Mistake 4: Assuming gamma is always good for long and bad for short. Gamma is convexity—it is good for long if the stock moves (in either direction) and bad for short if the stock moves. But if the stock does not move and theta eats the position, then short gamma in a stable market can be profitable. The visualization must include realized volatility expectations, not just the greek name.
Mistake 5: Visualizing vega in absolute points instead of percentages. A trader thinks "vega of 0.08 means I make 8 cents if vol rises 1 point." But vega is per 1% absolute rise in implied vol. If vol is priced at 20% and rises to 21%, your vega exposure responds in full. If vol is at 60% and rises to 61%, your vega exposure is identical in absolute dollar terms, but it is a much smaller relative move. Professional visualization anchors to percentage changes in vol, not absolute changes.
FAQ
What is the single most useful mental framework for greeks? Moneyness. It predicts all four major greeks with reasonable accuracy. Deep ITM options behave like stock (high delta, low gamma, low vega). ATM options have maximum gamma and vega. OTM options have low delta and decreasing gamma and vega as they move further OTM.
Can I build greek visualization without real trading experience? Yes, but it is slower. Real P&L feedback accelerates learning dramatically because you feel the pain or gain of gamma, vega, and theta mistakes. Deliberate scenario play (asking "what if" repeatedly) is the shortcut for traders without live experience yet.
How often should I practice mental simulation? Daily, if possible. Every option you look at is a practice problem. Ask yourself: "What happens to this option if the stock moves 1%, 2%, 5%? If time passes one week? If vol rises?" Over weeks, your intuition will solidify into something you can rely on in real-time.
What is the relationship between gamma and realized volatility? High gamma is profitable when realized volatility is high (the stock moves a lot, gamma makes money). High gamma is expensive (loses to theta) when realized vol is low (the stock barely moves, theta wins). This is why gamma trades are fundamentally bets on realized volatility. Visualize this tradeoff constantly.
Is vega risk as important as delta risk for beginners? Yes. Beginners often underestimate vega because they focus on directional movement (delta). But long-dated options, especially OTM options, can lose more to a vol collapse than to a price move against you. Always visualize the vega exposure.
How do I handle greeks when multiple factors move at once (price, time, and vol)? Isolate them mentally. First estimate the delta effect (price move only). Then add theta (time decay). Then vega (vol move). Recognize that gamma and vega interact (gamma is worth less in low-vol regimes), but start with isolation. As you improve, the interactions become intuitive.

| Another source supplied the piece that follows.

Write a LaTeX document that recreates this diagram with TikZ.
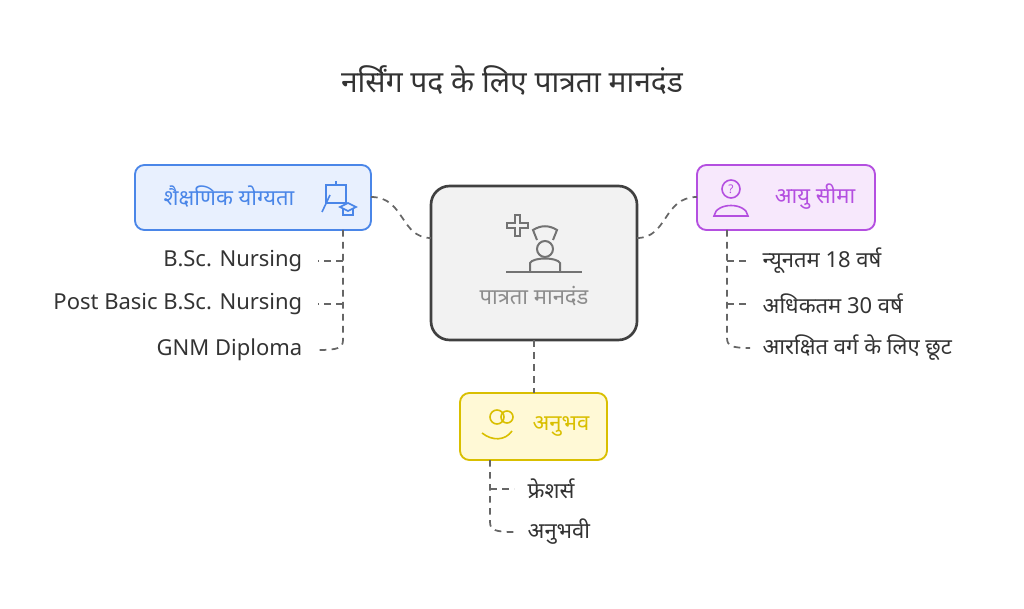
\documentclass[tikz,border=0pt]{standalone}
\usepackage{fontspec}
\setmainfont[Script=Devanagari]{Noto Sans}
\definecolor{bl}{HTML}{4A86E8}
\definecolor{blf}{HTML}{E8F0FE}
\definecolor{pu}{HTML}{B44FE0}
\definecolor{puf}{HTML}{F7E8FC}
\definecolor{ye}{HTML}{D9BF00}
\definecolor{yef}{HTML}{FFF9D6}
\begin{document}
\begin{tikzpicture}[x=0.75pt,y=-0.75pt,
  conn/.style={draw=gray!80!black,dashed,line width=1.3pt,dash pattern=on 5pt off 4pt},
  lbl/.style={font=\fontsize{16.5}{20}\selectfont,text=black!80},
  cat/.style={rounded corners=7pt,line width=1.4pt}]
\useasboundingbox (0,0) rectangle (1024,609);
\node (title) at (512,80) {\fontsize{22.5}{26}\selectfont\color{black!80}नर्सिंग पद के लिए पात्रता मानदंड};
% center
\draw[rounded corners=14pt,fill=black!5,draw=black!75,line width=2pt] (431,186) rectangle (637,340);
\node (c) at (534,263) [minimum width=154pt,minimum height=115pt] {};
\node[lbl,text=black!45] (ct) at (534,296) {पात्रता मानदंड};
% nurse icon
\begin{scope}[draw=black!55,line width=1.5pt]
\draw (507,223) -- (515,223) -- (515,215) -- (520,215) -- (520,223) -- (528,223) -- (528,228) -- (520,228) -- (520,236) -- (515,236) -- (515,228) -- (507,228) -- cycle;
\draw (537,240) -- (533,230) .. controls (541,225) and (549,225) .. (557,230) -- (553,240);
\draw (545,249) circle (8);
\draw (530,272) -- (530,263) .. controls (533,257) and (557,257) .. (560,263) -- (560,272);
\draw (506,272) -- (582,272);
\end{scope}
% left
\draw[cat,fill=blf,draw=bl] (135,165) rectangle (371,230);
\node[lbl,text=bl] (l) at (229,197) {शैक्षणिक योग्यता};
\coordinate (lr) at (371,197);
\begin{scope}[draw=bl,line width=1.2pt]
\draw (326,185) rectangle (346,203); \draw (336,181)--(336,185);
\draw (322,212) -- (330,195); \draw (340,207)--(348,203)--(356,207)--(348,211)--cycle; \draw (343,209)--(343,215)--(353,215)--(353,209);
\end{scope}
% right
\draw[cat,fill=puf,draw=pu] (697,165) rectangle (875,230);
\node[lbl,text=pu] (r) at (815,197) {आयु सीमा};
\coordinate (rl) at (697,197);
\begin{scope}[draw=pu,line width=1.2pt]
\draw (731,189) circle (9); \node[font=\bfseries\small,text=pu] at (731,189) {?};
\draw (714,216) .. controls (716,202) and (746,202) .. (748,216) -- cycle;
\end{scope}
% bottom
\draw[cat,fill=yef,draw=ye] (460,393) rectangle (607,460);
\node[lbl,text=ye] (b) at (561,426) {अनुभव};
\begin{scope}[draw=ye,line width=1.2pt]
\draw (497,417) circle (7); \draw (507,417) circle (6);
\draw (482,433) .. controls (492,441) and (505,441) .. (512,431);
\end{scope}
% connectors
\draw[conn] (lr) .. controls (405,197) and (400,238) .. (431,238);
\draw[conn] (637,238) .. controls (668,238) and (663,197) .. (rl);
\draw[conn] (534,340) -- (534,393);
% left list
\node[lbl,anchor=east] (l1) at (307,261) {B.Sc. Nursing};
\node[lbl,anchor=east] (l2) at (307,304) {Post Basic B.Sc. Nursing};
\node[lbl,anchor=east] (l3) at (307,350) {GNM Diploma};
\draw[conn] (343,230) -- (343,340) .. controls (343,348) and (338,350) .. (318,350);
\draw[conn] (343,261) -- (318,261);
\draw[conn] (343,304) -- (318,304);
% right list
\node[lbl,anchor=west] (r1) at (758,261) {न्यूनतम 18 वर्ष};
\node[lbl,anchor=west] (r2) at (758,304) {अधिकतम 30 वर्ष};
\node[lbl,anchor=west] (r3) at (758,348) {आरक्षित वर्ग के लिए छूट};
\draw[conn] (727,230) -- (727,338) .. controls (727,346) and (732,348) .. (750,348);
\draw[conn] (727,261) -- (750,261);
\draw[conn] (727,304) -- (750,304);
% bottom list
\node[lbl,anchor=west] (b1) at (523,489) {फ्रेशर्स};
\node[lbl,anchor=west] (b2) at (523,532) {अनुभवी};
\draw[conn] (490,460) -- (490,522) .. controls (490,530) and (495,532) .. (514,532);
\draw[conn] (490,489) -- (514,489);
\end{tikzpicture}
\end{document}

Can greek visualization ever replace a calculator or pricing model? In real-time high-pressure moments, yes. For portfolio management, risk reporting, and client communication, no—you need exact numbers. Greek visualization is a trader's backup and a calibration tool. It is the skill that keeps you from making catastrophic errors when tech fails.
Related concepts
- What Are the Greeks?
- How the Greeks Converge at Expiration
- Greek Aliases and Terminology You Will See
- Reading P&L Diagrams
Summary
Greek visualization is the mental skill of predicting how delta, gamma, theta, and vega will shift as price, time, and volatility move. It requires no calculator—only moneyness awareness, mental anchoring to peak values (gamma peaks ATM, vega peaks ATM and long-dated), and deliberate scenario play. The traders who master this skill decouple themselves from software, explain risk in seconds, and execute decisions in high-pressure moments. The habit—asking "what if" daily, building intuition through repetition—is the path to fluency.